Kunstler: In the Dark By James Howard Kunstler
Post# of 123826
By James Howard Kunstler
September 11, 2017
The stock market is zooming this morning on the news that only 5.7 million people in Florida will have to do without air conditioning, hot showers, and Keurig mochachinos at dawn’s early light Monday, Sept 11, 2017. I’m mindful that the news cycle right after a hurricane goes kind of blank for a day or more as dazed and confused citizens venture out to assess the damage. For now, there is very little hard information on the Web waves. Does Key West still exist? Hard to tell. We’ll know more this evening.
The one-two punch of Harvey and Irma did afford the folks-in-charge of the nation’s affairs a sly opportunity to get rid of that annoying debt ceiling problem. This is the law that established a limit on how much debt the Federal Reserve could “buy” from the national government. Some of you may be thinking: buy debt? Why would anybody want to buy somebody’s debt? Well, you see, this is securitized debt, i.e. bonds issued by the US Treasury, which pay interest, and so there is the incentive to buy it. Anyway, there used to — back in the days when the real interest rate stayed positive after deducting the percent of running inflation. This is where the situation gets interesting.
The debt ceiling law supposedly set limits on how much bonded debt the government could issue (how much it could borrow) so it wouldn’t go hog wild spending money it didn’t have. Which is exactly what happened despite the debt limit because the “ceiling” got raised about a hundred times though the 20th century into the 21st so that the accumulated debt stands around $20 trillion.
Rational people recognize this $20 trillion for the supernatural scale of obligation it represents, and understand that it will never be paid back, so, what the hell? Why not just drop the pretense, but keep on working this racket of the government borrowing as much money as it wants, and the Federal Reserve creating that money (or “money”) on its computers to infinity. Seems to work so far.

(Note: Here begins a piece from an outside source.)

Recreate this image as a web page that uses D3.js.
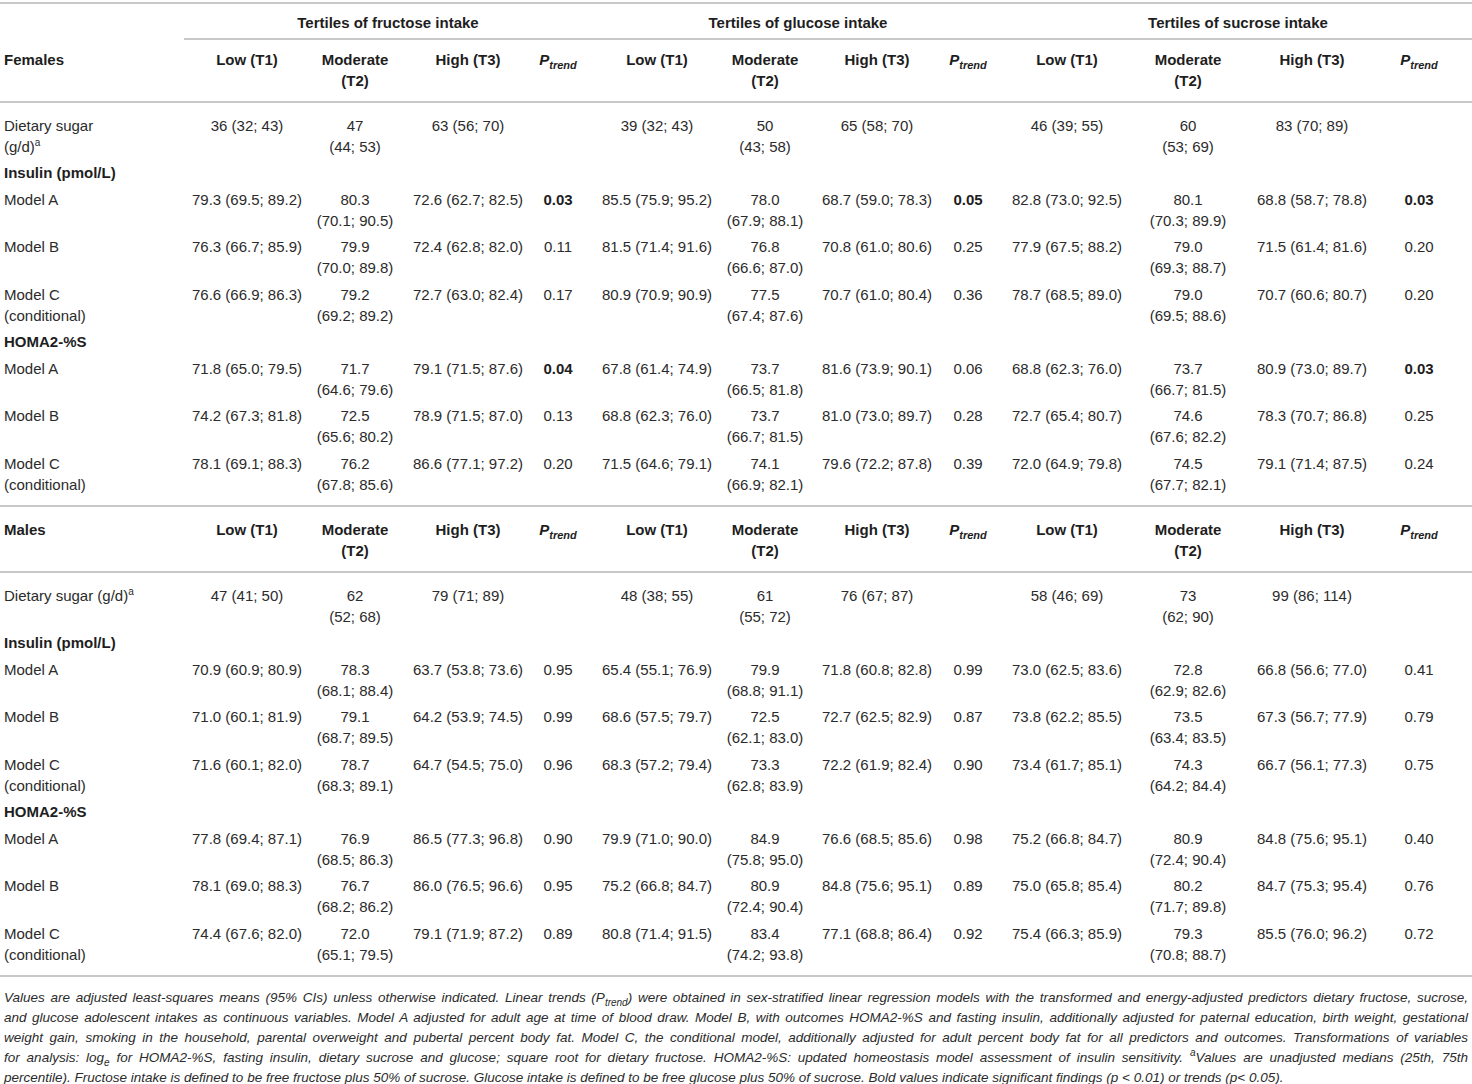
<!DOCTYPE html>
<html>
<head>
<meta charset="utf-8">
<script src="https://cdn.jsdelivr.net/npm/d3@7"></script>
<style>
  body { margin: 0; background: #fff; }
  text { font-family: "Liberation Sans", Arial, sans-serif; font-size: 15px; fill: #2b2b2b; }
  .bold { font-weight: bold; fill: #1e1e1e; }
  .foot { font-style: italic; font-size: 13.5px; }
  .rule { stroke: #c8c8c8; stroke-width: 2; }
</style>
</head>
<body>
<div id="table"></div>
<script>
// ---- data ----
var groups = ["Tertiles of fructose intake", "Tertiles of glucose intake", "Tertiles of sucrose intake"];
var tertiles = [["Low (T1)"], ["Moderate", "(T2)"], ["High (T3)"]];
var modelLabels = [["Model A"], ["Model B"], ["Model C", "(conditional)"]];

// each row: 9 triples [mean, low, high] -> fructose T1..T3, glucose T1..T3, sucrose T1..T3
var femaleSugar = [[36,32,43],[47,44,53],[63,56,70],[39,32,43],[50,43,58],[65,58,70],[46,39,55],[60,53,69],[83,70,89]];
var femaleInsulin = [
  [[79.3,69.5,89.2],[80.3,70.1,90.5],[72.6,62.7,82.5],[85.5,75.9,95.2],[78.0,67.9,88.1],[68.7,59.0,78.3],[82.8,73.0,92.5],[80.1,70.3,89.9],[68.8,58.7,78.8]],
  [[76.3,66.7,85.9],[79.9,70.0,89.8],[72.4,62.8,82.0],[81.5,71.4,91.6],[76.8,66.6,87.0],[70.8,61.0,80.6],[77.9,67.5,88.2],[79.0,69.3,88.7],[71.5,61.4,81.6]],
  [[76.6,66.9,86.3],[79.2,69.2,89.2],[72.7,63.0,82.4],[80.9,70.9,90.9],[77.5,67.4,87.6],[70.7,61.0,80.4],[78.7,68.5,89.0],[79.0,69.5,88.6],[70.7,60.6,80.7]]
];
var femaleInsulinP = [[0.03,0.05,0.03],[0.11,0.25,0.20],[0.17,0.36,0.20]];
var femaleHoma = [
  [[71.8,65.0,79.5],[71.7,64.6,79.6],[79.1,71.5,87.6],[67.8,61.4,74.9],[73.7,66.5,81.8],[81.6,73.9,90.1],[68.8,62.3,76.0],[73.7,66.7,81.5],[80.9,73.0,89.7]],
  [[74.2,67.3,81.8],[72.5,65.6,80.2],[78.9,71.5,87.0],[68.8,62.3,76.0],[73.7,66.7,81.5],[81.0,73.0,89.7],[72.7,65.4,80.7],[74.6,67.6,82.2],[78.3,70.7,86.8]],
  [[78.1,69.1,88.3],[76.2,67.8,85.6],[86.6,77.1,97.2],[71.5,64.6,79.1],[74.1,66.9,82.1],[79.6,72.2,87.8],[72.0,64.9,79.8],[74.5,67.7,82.1],[79.1,71.4,87.5]]
];
var femaleHomaP = [[0.04,0.06,0.03],[0.13,0.28,0.25],[0.20,0.39,0.24]];

var maleSugar = [[47,41,50],[62,52,68],[79,71,89],[48,38,55],[61,55,72],[76,67,87],[58,46,69],[73,62,90],[99,86,114]];
var maleInsulin = [
  [[70.9,60.9,80.9],[78.3,68.1,88.4],[63.7,53.8,73.6],[65.4,55.1,76.9],[79.9,68.8,91.1],[71.8,60.8,82.8],[73.0,62.5,83.6],[72.8,62.9,82.6],[66.8,56.6,77.0]],
  [[71.0,60.1,81.9],[79.1,68.7,89.5],[64.2,53.9,74.5],[68.6,57.5,79.7],[72.5,62.1,83.0],[72.7,62.5,82.9],[73.8,62.2,85.5],[73.5,63.4,83.5],[67.3,56.7,77.9]],
  [[71.6,60.1,82.0],[78.7,68.3,89.1],[64.7,54.5,75.0],[68.3,57.2,79.4],[73.3,62.8,83.9],[72.2,61.9,82.4],[73.4,61.7,85.1],[74.3,64.2,84.4],[66.7,56.1,77.3]]
];
var maleInsulinP = [[0.95,0.99,0.41],[0.99,0.87,0.79],[0.96,0.90,0.75]];
var maleHoma = [
  [[77.8,69.4,87.1],[76.9,68.5,86.3],[86.5,77.3,96.8],[79.9,71.0,90.0],[84.9,75.8,95.0],[76.6,68.5,85.6],[75.2,66.8,84.7],[80.9,72.4,90.4],[84.8,75.6,95.1]],
  [[78.1,69.0,88.3],[76.7,68.2,86.2],[86.0,76.5,96.6],[75.2,66.8,84.7],[80.9,72.4,90.4],[84.8,75.6,95.1],[75.0,65.8,85.4],[80.2,71.7,89.8],[84.7,75.3,95.4]],
  [[74.4,67.6,82.0],[72.0,65.1,79.5],[79.1,71.9,87.2],[80.8,71.4,91.5],[83.4,74.2,93.8],[77.1,68.8,86.4],[75.4,66.3,85.9],[79.3,70.8,88.7],[85.5,76.0,96.2]]
];
var maleHomaP = [[0.90,0.98,0.40],[0.95,0.89,0.76],[0.89,0.92,0.72]];

var footLines = [
  [{t: "Values are adjusted least-squares means (95% CIs) unless otherwise indicated. Linear trends (P"}, {t: "trend", sub: true}, {t: ") were obtained in sex-stratified linear regression models with the transformed and energy-adjusted predictors dietary fructose, sucrose,"}],
  [{t: "and glucose adolescent intakes as continuous variables. Model A adjusted for adult age at time of blood draw. Model B, with outcomes HOMA2-%S and fasting insulin, additionally adjusted for paternal education, birth weight, gestational"}],
  [{t: "weight gain, smoking in the household, parental overweight and pubertal percent body fat. Model C, the conditional model, additionally adjusted for adult percent body fat for all predictors and outcomes. Transformations of variables"}],
  [{t: "for analysis: log"}, {t: "e", sub: true}, {t: " for HOMA2-%S, fasting insulin, dietary sucrose and glucose; square root for dietary fructose. HOMA2-%S: updated homeostasis model assessment of insulin sensitivity. "}, {t: "a", sup: true}, {t: "Values are unadjusted medians (25th, 75th"}],
  [{t: "percentile). Fructose intake is defined to be free fructose plus 50% of sucrose. Glucose intake is defined to be free glucose plus 50% of sucrose. Bold values indicate significant findings (p < 0.01) or trends (p< 0.05)."}]
];

// ---- layout ----
var width = 1472, height = 1084;
var lineH = 21;
var labelX = 4;

var colX = d3.scaleOrdinal()
  .domain(d3.range(12))
  .range([247, 355, 468, 558, 657, 765, 877, 968, 1067, 1188, 1312, 1419]);
var groupX = d3.scaleOrdinal()
  .domain(groups)
  .range([388, 798, 1238]);

var fmt1 = d3.format(".1f"), fmt0 = d3.format("d"), fmtP = d3.format(".2f");

var svg = d3.select("#table").append("svg")
  .attr("width", width)
  .attr("height", height);

function addRuns(sel, runs) {
  var shift = 0;
  runs.forEach(function(r) {
    var ts = sel.append("tspan").text(r.t);
    var target = r.sup ? -6 : (r.sub ? 4 : 0);
    if (target !== shift) { ts.attr("dy", target - shift); shift = target; }
    if (r.sup || r.sub) ts.style("font-size", r.small || "10px");
  });
}

function cellLines(v, t, fmt) {
  var m = fmt(v[0]), ci = "(" + fmt(v[1]) + "; " + fmt(v[2]) + ")";
  return t === 1 ? [m, ci] : [m + " " + ci];
}

function buildSection(sex, sugarLabel, sugar, insulin, insulinP, homa, homaP) {
  var rows = [];
  rows.push({type: "head", label: [[{t: sex}]]});
  rows.push({type: "rule"});
  rows.push({type: "data", label: sugarLabel, cells: sugar.map(function(v, i) { return cellLines(v, i % 3, fmt0); })});
  rows.push({type: "data", bold: true, label: [[{t: "Insulin (pmol/L)"}]], cells: []});
  insulin.forEach(function(m, k) {
    rows.push({type: "data", label: modelLabels[k].map(function(s) { return [{t: s}]; }),
      cells: m.map(function(v, i) { return cellLines(v, i % 3, fmt1); }), p: insulinP[k]});
  });
  rows.push({type: "data", bold: true, label: [[{t: "HOMA2-%S"}]], cells: []});
  homa.forEach(function(m, k) {
    rows.push({type: "data", label: modelLabels[k].map(function(s) { return [{t: s}]; }),
      cells: m.map(function(v, i) { return cellLines(v, i % 3, fmt1); }), p: homaP[k]});
  });
  rows.push({type: "rule"});
  return rows;
}

var rows = buildSection("Females",
    [[{t: "Dietary sugar"}], [{t: "(g/d)"}, {t: "a", sup: true}]],
    femaleSugar, femaleInsulin, femaleInsulinP, femaleHoma, femaleHomaP)
  .concat(buildSection("Males",
    [[{t: "Dietary sugar (g/d)"}, {t: "a", sup: true}]],
    maleSugar, maleInsulin, maleInsulinP, maleHoma, maleHomaP));

// rules at top and under group headers
svg.append("line").attr("class", "rule").attr("x1", 0).attr("x2", width).attr("y1", 3).attr("y2", 3);
svg.append("line").attr("class", "rule").attr("x1", 184).attr("x2", width).attr("y1", 39).attr("y2", 39);

svg.selectAll("text.group")
  .data(groups)
  .enter().append("text")
    .attr("class", "group bold")
    .attr("x", function(d) { return groupX(d); })
    .attr("y", 23)
    .attr("dy", "0.35em")
    .attr("text-anchor", "middle")
    .text(function(d) { return d; });

var g = svg.append("g");
var y = 59.5, lastBottom = y;

rows.forEach(function(row) {
  if (row.type === "rule") {
    var ry = lastBottom + 21.5;
    g.append("line").attr("class", "rule").attr("x1", 0).attr("x2", width).attr("y1", ry).attr("y2", ry);
    y = ry + 23.5;
    return;
  }
  var nLines = 1;

  // row label
  row.label.forEach(function(runs, i) {
    var t = g.append("text")
      .attr("class", (row.type === "head" || row.bold) ? "bold" : null)
      .attr("x", labelX)
      .attr("y", y + i * lineH)
      .attr("dy", "0.35em");
    addRuns(t, runs);
  });
  nLines = Math.max(nLines, row.label.length);

  if (row.type === "head") {
    d3.range(12).forEach(function(c) {
      var k = c % 4;
      if (k === 3) {
        var t = g.append("text").attr("class", "bold")
          .attr("x", colX(c)).attr("y", y).attr("dy", "0.35em")
          .attr("text-anchor", "middle")
          .style("font-style", "italic");
        addRuns(t, [{t: "P"}, {t: "trend", sub: true, small: "11px"}]);
      } else {
        tertiles[k].forEach(function(s, i) {
          g.append("text").attr("class", "bold")
            .attr("x", colX(c)).attr("y", y + i * lineH).attr("dy", "0.35em")
            .attr("text-anchor", "middle")
            .text(s);
        });
        nLines = Math.max(nLines, tertiles[k].length);
      }
    });
  } else {
    row.cells.forEach(function(lines, i) {
      var c = Math.floor(i / 3) * 4 + (i % 3);
      g.selectAll(null)
        .data(lines)
        .enter().append("text")
          .attr("x", colX(c))
          .attr("y", function(d, j) { return y + j * lineH; })
          .attr("dy", "0.35em")
          .attr("text-anchor", "middle")
          .text(function(d) { return d; });
      nLines = Math.max(nLines, lines.length);
    });
    if (row.p) {
      g.selectAll(null)
        .data(row.p)
        .enter().append("text")
          .attr("class", function(d) { return d <= 0.05 ? "bold" : null; })
          .attr("x", function(d, i) { return colX(i * 4 + 3); })
          .attr("y", y)
          .attr("dy", "0.35em")
          .attr("text-anchor", "middle")
          .text(function(d) { return fmtP(d); });
    }
  }
  lastBottom = y + (nLines - 1) * lineH;
  y = y + nLines * lineH + 5.5;
});

// footnote, justified except for the last line
var foot = svg.append("g");
footLines.forEach(function(runs, i) {
  var t = foot.append("text")
    .attr("class", "foot")
    .attr("x", labelX)
    .attr("y", 997 + i * 20)
    .attr("dy", "0.35em");
  addRuns(t, runs);
  if (i < footLines.length - 1) {
    var w = t.node().getComputedTextLength();
    var spaces = runs.map(function(r) { return r.t; }).join("").split(" ").length - 1;
    t.style("word-spacing", ((1468 - labelX - w) / spaces) + "px");
  }
});
</script>
</body>
</html>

Rational people would also suspect that at some point, something might have to give. For instance, the value of the dollars that the debt is issued in. If the value of dollars goes down, then the real value of the bonds issued in dollars goes down, and as that happens the many various holders of bonds already issued — individuals, pension funds, insurance companies, sovereign wealth funds of foreign countries — will have a strong incentive to dump the bonds as fast as possible. Especially if backstage magic by the Fed and its handmaidens, the “primary dealer” banks, keeps working to suppress the interest rates of these bonds at all costs.
Would the Federal Reserve then vacuum up every bond that others are dumping on the market? They would certainly try. The Bank of Japan has been doing just that with its own government’s bonds to no apparent ill effect, though you kind of wonder what happens when a snake eating its own tail finally reaches its head. What’s left, exactly, after it eats that, too? My own guess would be three words: you go medieval. I mean literally. No more engines, electric lights, central heating….
In this land, we face a situation in which both the value of money and the cost of borrowing money would be, at last, completely detached from reality — reality being the real cost and value of all goods and services exchanged for money. Voila: a king-hell currency crisis and the disruption of trade on the most macro level imaginable. Also, surely, a massive disruption in government services, including social security and medicare, but extending way beyond that. And then we go medieval, too. The mule replaces the Ford F-150. And The New York Times finds something to write about besides Russia and trannies.
The value of money and the cost of borrowing it is about as fundamental as it gets in a so-called advanced economy. You can screw around with a lot of things running a society, but when that goes, you’re flirting seriously with anarchy. In the meantime, we’ll see how the social glue holds things together in those parts of Florida that are entering a preview of medieval attractions in the electrical blackout days ahead.